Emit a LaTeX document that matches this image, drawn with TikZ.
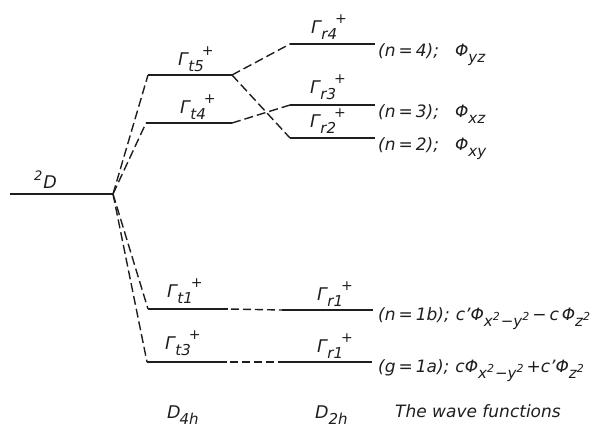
\documentclass[tikz,border=0pt]{standalone}
\usepackage{fontspec}
\setmainfont{DejaVu Sans}
\definecolor{ink}{HTML}{1E1E1E}
\newcommand\lo[1]{\raisebox{-6pt}{\fontsize{15}{15}\selectfont #1}}
\newcommand\hi[1]{\raisebox{10pt}{\fontsize{14}{14}\selectfont #1}}
\newcommand\sq{\raisebox{6pt}{\fontsize{11}{11}\selectfont 2}}
\newcommand\Gl[1]{Γ\kern0.5pt\lo{#1}\kern-2pt\hi{+}}
\newcommand\eqs{\kern3pt=\kern3pt}
\begin{document}
\begin{tikzpicture}[x=1pt,y=-1pt,
  level/.style={line width=2.2pt, draw=ink},
  conn/.style={line width=1.4pt, draw=ink, dash pattern=on 9pt off 4pt},
  lab/.style={anchor=base west, inner sep=0pt, text=ink, font=\fontsize{17.5}{20}\selectfont\itshape},
  wf/.style={anchor=base west, inner sep=0pt, text=ink, font=\fontsize{17}{20}\selectfont\itshape}]
\useasboundingbox (0,0) rectangle (605,429);
% coordinates
\coordinate (D0) at (10,194);
\coordinate (C) at (113,194);
\coordinate (t5L) at (148,75);  \coordinate (t5R) at (232,75);
\coordinate (t4L) at (146,123); \coordinate (t4R) at (232,123);
\coordinate (r4L) at (290,44);  \coordinate (r4R) at (375,44);
\coordinate (r3L) at (290,105); \coordinate (r3R) at (375,105);
\coordinate (r2L) at (290,138); \coordinate (r2R) at (375,138);
\coordinate (t1L) at (148,309); \coordinate (t1R) at (228,309);
\coordinate (a1L) at (282,310); \coordinate (a1R) at (373,310);
\coordinate (t3L) at (147,362); \coordinate (t3R) at (227,362);
\coordinate (b1L) at (281,362); \coordinate (b1R) at (372,362);
% levels
\draw[level, line width=1.7pt] (D0) -- (C);
\foreach \a/\b in {t5L/t5R, t4L/t4R, r4L/r4R, r3L/r3R, r2L/r2R, t1L/t1R, a1L/a1R, t3L/t3R, b1L/b1R}
  \draw[level] (\a) -- (\b);
% connectors
\draw[conn] (C) -- (t5L);
\draw[conn] (C) -- (t4L);
\draw[conn] (C) -- (t1L);
\draw[conn] (C) -- (t3L);
\draw[conn] (t5R) -- (r4L);
\draw[conn] (t5R) -- (r2L);
\draw[conn] (t4R) -- (r3L);
\draw[conn, dash pattern=on 8pt off 4pt, dash phase=-3pt] (t1R) -- (a1L);
\draw[conn, dash pattern=on 8pt off 4pt, dash phase=-3pt] (t3R) -- (b1L);
% labels
\node[lab] (L2D) at (34,188) {\raisebox{8pt}{\fontsize{13}{13}\selectfont 2}\kern1pt D};
\node[lab] (Lt5) at (178,65) {\Gl{t5}};
\node[lab] (Lt4) at (180,113) {\Gl{t4}};
\node[lab] (Lr4) at (311,33) {\Gl{r4}};
\node[lab] (Lr3) at (310,93) {\Gl{r3}};
\node[lab] (Lr2) at (310,127) {\Gl{r2}};
\node[lab] (Lt1) at (167,297) {\Gl{t1}};
\node[lab] (La1) at (317,300) {\Gl{r1}};
\node[lab] (Lt3) at (165,349) {\Gl{t3}};
\node[lab] (Lb1) at (317,352) {\Gl{r1}};
% wave functions
\node[wf] (Wr4) at (378,56) {(n\eqs 4);\hspace{16pt}Φ\lo{yz}};
\node[wf] (Wr3) at (378,117) {(n\eqs 3);\hspace{16pt}Φ\lo{xz}};
\node[wf] (Wr2) at (378,150) {(n\eqs 2);\hspace{16pt}Φ\lo{xy}};
\node[wf] (Wa1) at (378,320) {(n\eqs 1b);\hspace{6pt}c'Φ\lo{x\sq\kern1pt−y\sq}\kern3pt−\kern3pt c\kern3pt Φ\lo{z\sq}};
\node[wf] (Wb1) at (378,372) {(g\eqs 1a);\hspace{6pt}cΦ\lo{x\sq\kern1pt−y\sq}\kern3pt+c'Φ\lo{z\sq}};
% bottom
\node[lab] (B4) at (167,418) {D\lo{\kern-1pt 4h}};
\node[lab] (B2) at (315,418) {D\lo{2h}};
\node[wf] (Bw) at (395,417) {The wave functions};
\end{tikzpicture}
\end{document}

Brief: Write out the whole listing exactly, and drop the pictures.

Answer:
Emit a LaTeX document that matches this image, drawn with TikZ.
\documentclass[tikz,border=0pt]{standalone}
\usepackage{fontspec}
\setmainfont{DejaVu Sans}
\definecolor{ink}{HTML}{1E1E1E}
\newcommand\lo[1]{\raisebox{-6pt}{\fontsize{15}{15}\selectfont #1}}
\newcommand\hi[1]{\raisebox{10pt}{\fontsize{14}{14}\selectfont #1}}
\newcommand\sq{\raisebox{6pt}{\fontsize{11}{11}\selectfont 2}}
\newcommand\Gl[1]{Γ\kern0.5pt\lo{#1}\kern-2pt\hi{+}}
\newcommand\eqs{\kern3pt=\kern3pt}
\begin{document}
\begin{tikzpicture}[x=1pt,y=-1pt,
  level/.style={line width=2.2pt, draw=ink},
  conn/.style={line width=1.4pt, draw=ink, dash pattern=on 9pt off 4pt},
  lab/.style={anchor=base west, inner sep=0pt, text=ink, font=\fontsize{17.5}{20}\selectfont\itshape},
  wf/.style={anchor=base west, inner sep=0pt, text=ink, font=\fontsize{17}{20}\selectfont\itshape}]
\useasboundingbox (0,0) rectangle (605,429);
% coordinates
\coordinate (D0) at (10,194);
\coordinate (C) at (113,194);
\coordinate (t5L) at (148,75);  \coordinate (t5R) at (232,75);
\coordinate (t4L) at (146,123); \coordinate (t4R) at (232,123);
\coordinate (r4L) at (290,44);  \coordinate (r4R) at (375,44);
\coordinate (r3L) at (290,105); \coordinate (r3R) at (375,105);
\coordinate (r2L) at (290,138); \coordinate (r2R) at (375,138);
\coordinate (t1L) at (148,309); \coordinate (t1R) at (228,309);
\coordinate (a1L) at (282,310); \coordinate (a1R) at (373,310);
\coordinate (t3L) at (147,362); \coordinate (t3R) at (227,362);
\coordinate (b1L) at (281,362); \coordinate (b1R) at (372,362);
% levels
\draw[level, line width=1.7pt] (D0) -- (C);
\foreach \a/\b in {t5L/t5R, t4L/t4R, r4L/r4R, r3L/r3R, r2L/r2R, t1L/t1R, a1L/a1R, t3L/t3R, b1L/b1R}
  \draw[level] (\a) -- (\b);
% connectors
\draw[conn] (C) -- (t5L);
\draw[conn] (C) -- (t4L);
\draw[conn] (C) -- (t1L);
\draw[conn] (C) -- (t3L);
\draw[conn] (t5R) -- (r4L);
\draw[conn] (t5R) -- (r2L);
\draw[conn] (t4R) -- (r3L);
\draw[conn, dash pattern=on 8pt off 4pt, dash phase=-3pt] (t1R) -- (a1L);
\draw[conn, dash pattern=on 8pt off 4pt, dash phase=-3pt] (t3R) -- (b1L);
% labels
\node[lab] (L2D) at (34,188) {\raisebox{8pt}{\fontsize{13}{13}\selectfont 2}\kern1pt D};
\node[lab] (Lt5) at (178,65) {\Gl{t5}};
\node[lab] (Lt4) at (180,113) {\Gl{t4}};
\node[lab] (Lr4) at (311,33) {\Gl{r4}};
\node[lab] (Lr3) at (310,93) {\Gl{r3}};
\node[lab] (Lr2) at (310,127) {\Gl{r2}};
\node[lab] (Lt1) at (167,297) {\Gl{t1}};
\node[lab] (La1) at (317,300) {\Gl{r1}};
\node[lab] (Lt3) at (165,349) {\Gl{t3}};
\node[lab] (Lb1) at (317,352) {\Gl{r1}};
% wave functions
\node[wf] (Wr4) at (378,56) {(n\eqs 4);\hspace{16pt}Φ\lo{yz}};
\node[wf] (Wr3) at (378,117) {(n\eqs 3);\hspace{16pt}Φ\lo{xz}};
\node[wf] (Wr2) at (378,150) {(n\eqs 2);\hspace{16pt}Φ\lo{xy}};
\node[wf] (Wa1) at (378,320) {(n\eqs 1b);\hspace{6pt}c'Φ\lo{x\sq\kern1pt−y\sq}\kern3pt−\kern3pt c\kern3pt Φ\lo{z\sq}};
\node[wf] (Wb1) at (378,372) {(g\eqs 1a);\hspace{6pt}cΦ\lo{x\sq\kern1pt−y\sq}\kern3pt+c'Φ\lo{z\sq}};
% bottom
\node[lab] (B4) at (167,418) {D\lo{\kern-1pt 4h}};
\node[lab] (B2) at (315,418) {D\lo{2h}};
\node[wf] (Bw) at (395,417) {The wave functions};
\end{tikzpicture}
\end{document}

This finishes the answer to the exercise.